Jun 082013
 

During our recent dive trip to Bonaire, we dove the well-known salt pier – a dive site under a working pier on Bonaire’s southwest coast.

Looking north to the pier - the dive site is under the pier

Looking north to the pier – the dive site is under the pier

As those familiar with Bonaire’s shore entries know, some are easy, and some are… treacherous let’s just say some require sure footing and a dose of luck (due to slippery rocks).  The salt pier entry is relatively easy and slopes gently, although there are some large underwater rocks to beware of.

Gentle shore entry on the left side of the photo

Gentle shore entry on the left side of the photo

This is a great site for photographers, novice divers, snorkelers and those seeking a slow-paced, picturesque dive teeming with underwater life.  The depth is 15-50 feet (5-15 meters).  I didn’t detect any strong currents at this site (this could change, so always ask at your dive shop).

Schoolmaster under the pier

Schoolmaster under the pier

Filefish

Filefish

Christmas Tree Worms - Salt Pier

Christmas Tree Worms – Salt Pier

Bigeye - by Mr. Reeftraveler

Bigeye – by Mr. Reeftraveler

After a few minutes under the pier, I heard a loud noise coming from the surface.  Momentarily forgetting that we were under a working pier, I instinctively feared that a boat was fast encroaching (every diver and snorkeler knows this moment).  Then, as I saw the schooling grunts just in front of me, I remembered why we were hearing the sounds of industry at work.

Photo by Mr. Reeftraveler

Photo by Mr. Reeftraveler

Schooling Fish

Mr. Reeftraveler was lucky enough to enjoy a few moments with a very curious (and photogenic) barracuda that seemed to enjoy the shelter of the piles.

Photo by Mr. Reeftraveler

Photo by Mr. Reeftraveler

Photo by Mr. Reeftraveler

Photo by Mr. Reeftraveler

Photo by Mr. Reeftraveler

Photo by Mr. Reeftraveler

We swam back to shore, satisfied after a great dive.  I had just removed my tank and was watching Mr.
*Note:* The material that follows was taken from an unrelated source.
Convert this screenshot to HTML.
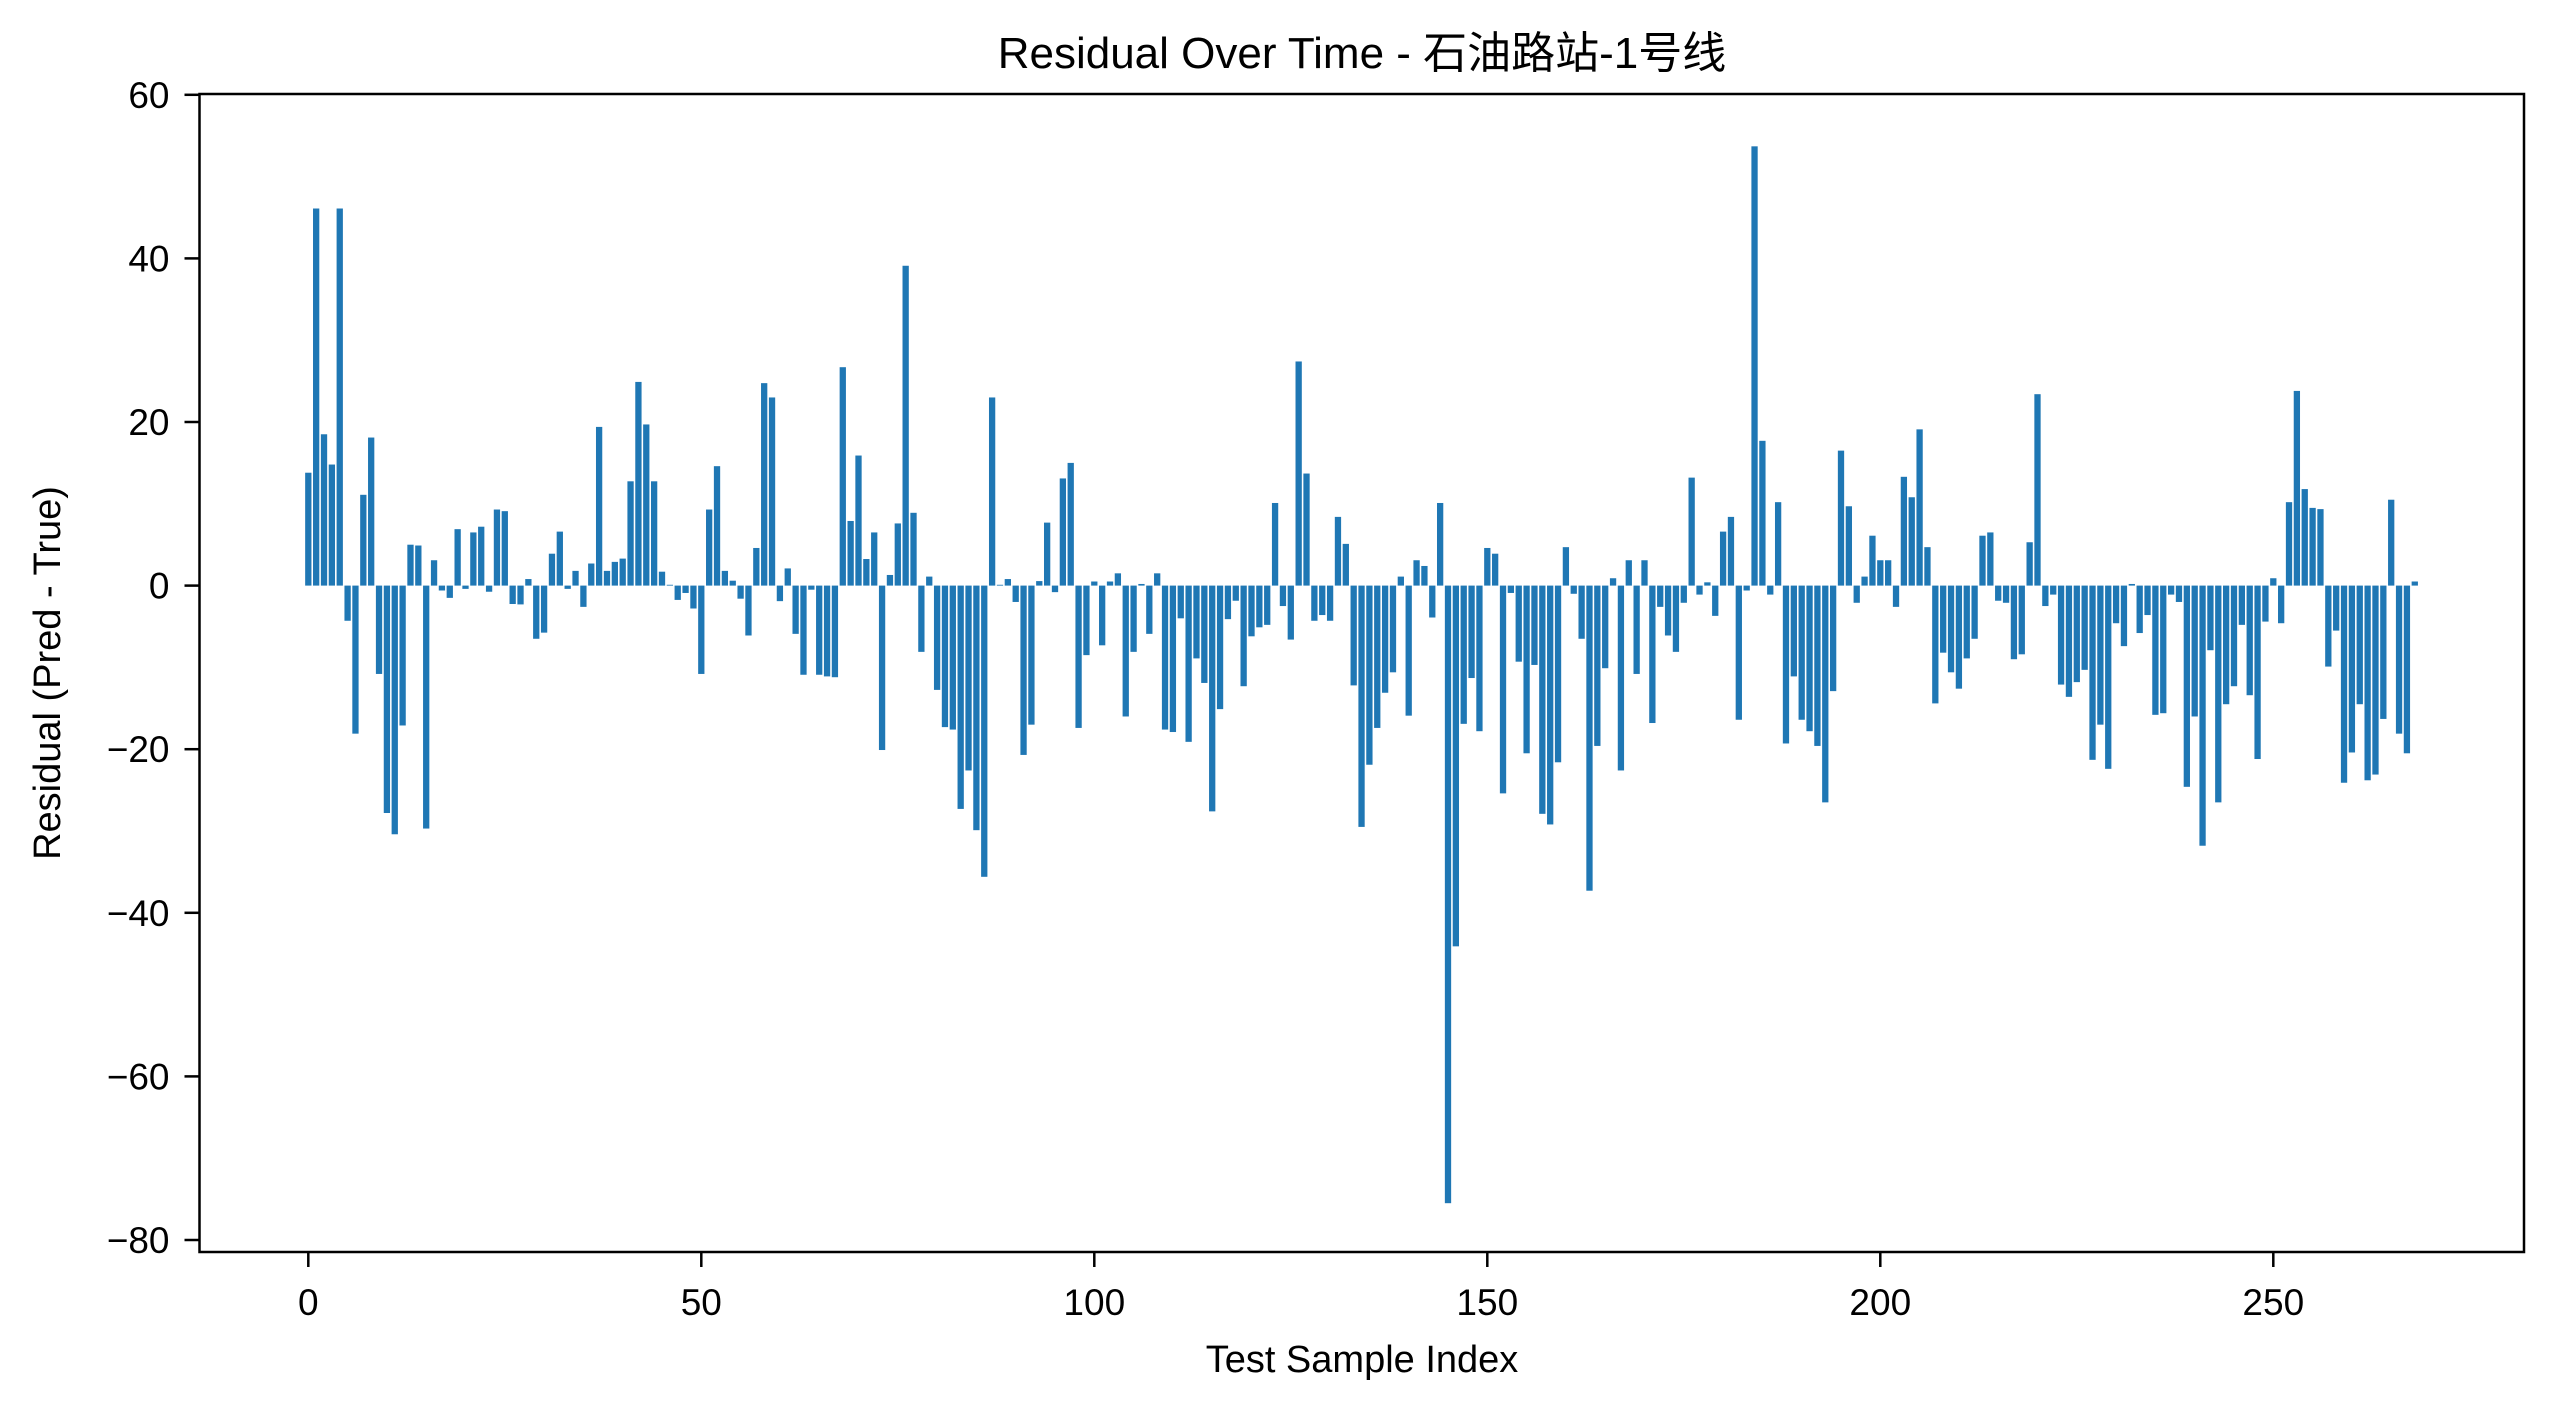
<!DOCTYPE html>
<html><head><meta charset="utf-8"><style>
html,body{margin:0;padding:0;background:#fff;}
svg{display:block;}
text{font-family:"Liberation Sans","Noto Sans CJK SC",sans-serif;fill:#000;}
</style></head><body>
<svg id="chart" width="2553" height="1411" viewBox="0 0 2553 1411" xmlns="http://www.w3.org/2000/svg">
<rect width="2553" height="1411" fill="#fff"/>
<text x="1362" y="68" font-size="44" text-anchor="middle">Residual Over Time - 石油路站-1号线</text>
<g id="bars"></g>
<g id="axes"></g>
<text x="1362" y="1372" font-size="38" text-anchor="middle">Test Sample Index</text>
<text transform="translate(60,673) rotate(-90)" font-size="38" text-anchor="middle">Residual (Pred - True)</text>
</svg>
<script>
const residuals = [
13.8,46.1,18.5,14.8,46.1,-4.3,-18.1,11.1,18.1,-10.8,-27.8,-30.4,-17.1,5.0,4.9,-29.7,3.1,-0.6,-1.5,6.9,
-0.4,6.5,7.2,-0.75,9.3,9.1,-2.25,-2.3,0.8,-6.5,-5.75,3.9,6.6,-0.4,1.8,-2.6,2.7,19.4,1.8,2.9,
3.3,12.75,24.9,19.7,12.75,1.7,0.1,-1.75,-0.9,-2.8,-10.8,9.3,14.6,1.8,0.6,-1.6,-6.1,4.6,24.75,23,
-1.9,2.1,-5.9,-10.9,-0.5,-10.9,-11.1,-11.2,26.7,7.9,15.9,3.25,6.5,-20.1,1.3,7.6,39.1,8.9,-8.1,1.1,
-12.75,-17.3,-17.6,-27.3,-22.6,-29.9,-35.6,23,0.1,0.8,-2.0,-20.7,-17.0,0.55,7.7,-0.8,13.1,15.0,-17.4,-8.5,
0.5,-7.3,0.5,1.5,-16,-8.1,0.2,-5.9,1.5,-17.6,-17.9,-4,-19.1,-8.9,-11.9,-27.6,-15.1,-4.1,-1.85,-12.3,
-6.2,-5.1,-4.8,10.1,-2.5,-6.6,27.4,13.7,-4.3,-3.6,-4.3,8.4,5.1,-12.2,-29.5,-21.9,-17.4,-13.1,-10.6,1.1,
-15.9,3.1,2.4,-3.9,10.1,-75.5,-44.1,-16.9,-11.3,-17.8,4.6,3.9,-25.4,-0.9,-9.3,-20.5,-9.7,-27.9,-29.2,-21.6,
4.7,-1,-6.5,-37.3,-19.6,-10.1,0.9,-22.6,3.1,-10.8,3.1,-16.8,-2.6,-6.1,-8.1,-2.1,13.2,-1.1,0.4,-3.7,
6.6,8.4,-16.4,-0.6,53.7,17.7,-1.1,10.2,-19.3,-11.1,-16.4,-17.8,-19.6,-26.5,-12.9,16.5,9.7,-2.1,1.1,6.1,
3.1,3.1,-2.6,13.3,10.8,19.1,4.7,-14.4,-8.2,-10.6,-12.6,-8.9,-6.5,6.1,6.5,-1.85,-2.1,-9.0,-8.4,5.3,
23.4,-2.5,-1.1,-12.1,-13.6,-11.8,-10.3,-21.3,-17,-22.4,-4.6,-7.4,0.2,-5.8,-3.6,-15.8,-15.6,-1.1,-2.0,-24.6,
-16,-31.8,-7.9,-26.5,-14.5,-12.3,-4.8,-13.4,-21.2,-4.4,0.9,-4.6,10.2,23.8,11.8,9.5,9.35,-9.9,-5.5,-24.1,
-20.4,-14.5,-23.8,-23.1,-16.3,10.5,-18.1,-20.5,0.5
];
const xTicks = [0,50,100,150,200,250];
const yTicks = [60,40,20,0,-20,-40,-60,-80];
const xTickLabels = ["0","50","100","150","200","250"];
const yTickLabels = ["60","40","20","0","\u221220","\u221240","\u221260","\u221280"];

const NS = "http://www.w3.org/2000/svg";
const L = 199.5, R = 2524, T = 94, B = 1252;
function xs(v){ return 308.3 + v * 7.86; }
function ys(v){ return 585.6 - v * 8.18; }
function mk(tag, attrs, parent){
  const e = document.createElementNS(NS, tag);
  for (const k in attrs) e.setAttribute(k, attrs[k]);
  parent.appendChild(e);
  return e;
}
const bars = document.getElementById('bars');
residuals.forEach((v, i) => {
  const x0 = xs(i - 0.4), x1 = xs(i + 0.4);
  const y0 = ys(Math.max(v, 0)), y1 = ys(Math.min(v, 0));
  const r = mk('rect', {x: x0, y: y0, width: x1 - x0, height: Math.max(y1 - y0, 0.5), fill: '#1f77b4'}, bars);
  
  
});
const axes = document.getElementById('axes');
const frame = mk('rect', {x: L, y: T, width: R - L, height: B - T, fill: 'none', stroke: '#000', 'stroke-width': 2.5}, axes);


xTicks.forEach((t, i) => {
  const x = xs(t);
  const tk = mk('line', {x1: x, x2: x, y1: B, y2: B + 15, stroke: '#000', 'stroke-width': 2.5}, axes);
  
  
  const lb = mk('text', {x: x, y: B + 63, 'font-size': 37, 'text-anchor': 'middle'}, axes);
  lb.textContent = xTickLabels[i];
  
  
});
yTicks.forEach((t, i) => {
  const y = ys(t);
  const tk = mk('line', {x1: L - 15, x2: L, y1: y, y2: y, stroke: '#000', 'stroke-width': 2.5}, axes);
  
  
  const lb = mk('text', {x: L - 30, y: y + 13, 'font-size': 37, 'text-anchor': 'end'}, axes);
  lb.textContent = yTickLabels[i];
  
  
});
</script>
</body></html>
Reeftraveler amble around in the shallows.  Noticing a fin dipping in and out of the shallows a few yards away, I quickly called to him, “Hey, what is THAT?”.  “I don’t know, but we’re going to find out”, he said.  I scrambled to action, first grabbing the camera and then slapping on fins and mask.  With mask askew and leaking water, I swam as fast as I could while trying not to splash or cause a scene.  And finally we caught a glimpse.

Manta at Salt Pier shallows

Manta at Salt Pier shallows

After talking to other divers and divemasters, there may be as many as four mantas cruising Bonaire’s shores at the moment.

What is your favorite dive site in Bonaire?  We’ve got much more to discover, and I’m making a list in preparation for our next trip.  Oh, and have you seen the mantas?